NCLs comprise a group of several genetic lysosomal storage disorders and account for the most common cause of childhood dementia. There are three main types of childhood NCLs associated with genetic mutations in three different genes: infantile NCL, caused by mutations in the CLN1/PPT1 gene; late infantile NCL, caused by mutations in the CLN2/TPP1 gene; and juvenile NCL, caused by mutations in the CLN3 gene.
Regardless of their genetic cause, all types of NCLs share similar symptoms, including epileptic seizures, loss of vision, mental and motor abilities, and all lead to premature death.
Prior studies performed in a mouse model of CLN1 disease — genetically engineered animals that lack the PPT1 gene — revealed an abnormal local activation of a special subset of nerve cells, called glial cells, just before neuron destruction, suggesting that both processes could be linked. Glial cells, including astrocytes and microglia, are non-neuronal cells located in the central nervous system responsible for supporting and protecting neurons.
More recently, a study performed by the same team of researchers in an animal model of juvenile NCL (animals lacking the CLN3 gene) revealed that dysfunctional astrocytes and microglia were able to harm and even kill neurons lacking CLN3 when cultured in a lab dish together. This indicates glial cells have a direct role in NCL progression.
Now, these researchers explored if dysfunctional astrocytes and microglia also could contribute to neuronal death in CLN1 disease.

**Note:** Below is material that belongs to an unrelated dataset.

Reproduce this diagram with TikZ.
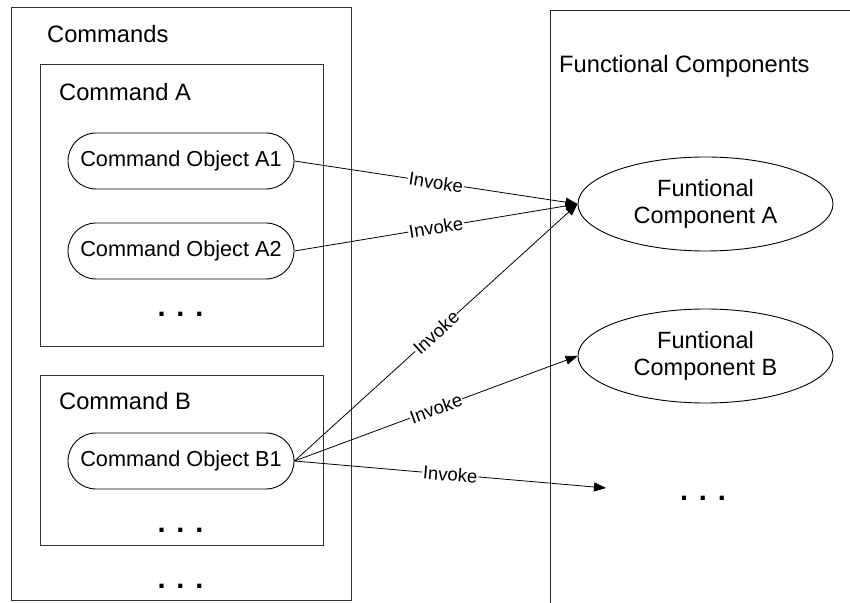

The team isolated atrocytes, microglia and neurons from mice lacking PPT1 and compared their properties to cells derived from normal wild type animals. Then, to study how these cells interact with each other, they grew them together in the same lab dish, using three different combinations: astrocytes with microglia; astrocytes or microglia with neurons; and all three cell types together.
When cultured together with astrocytes and microglia from mice lacking PPT1, the morphological features of both wild type (healthy) and PPT1-deficient neurons worsened dramatically. This negative effect, in particular neuronal death, was even more drastic when neurons without PPT1 were cultured together with microglia lacking PPT1.
Remarkably, when cultured together with healthy astrocytes and microglia, the morphological defects of neurons lacking PPT1 improved to some extent.
Altogether, these findings suggest that astrocytes and microglia lacking PPT1 are dysfunctional and may contribute directly to neuronal death associated with CLN1 disease.
“These data suggest that glial cells are more affected by PPT1 deficiency than previously anticipated, and this may directly influence neuron survival in CLN1 disease and it will be important to explore this also occurs in vivo,” the authors wrote.
“However, these defects in PPT1 deficient glia are quite distinct from those we recently reported in similar experiments in CLN3 disease, (…) in which a negative influence of functionally compromised glia upon neuronal survival is evident. Taken together, these data provide further evidence that although these disorders broadly share similar features, they may differ markedly in how individual cell types are impacted by disease,” the authors concluded.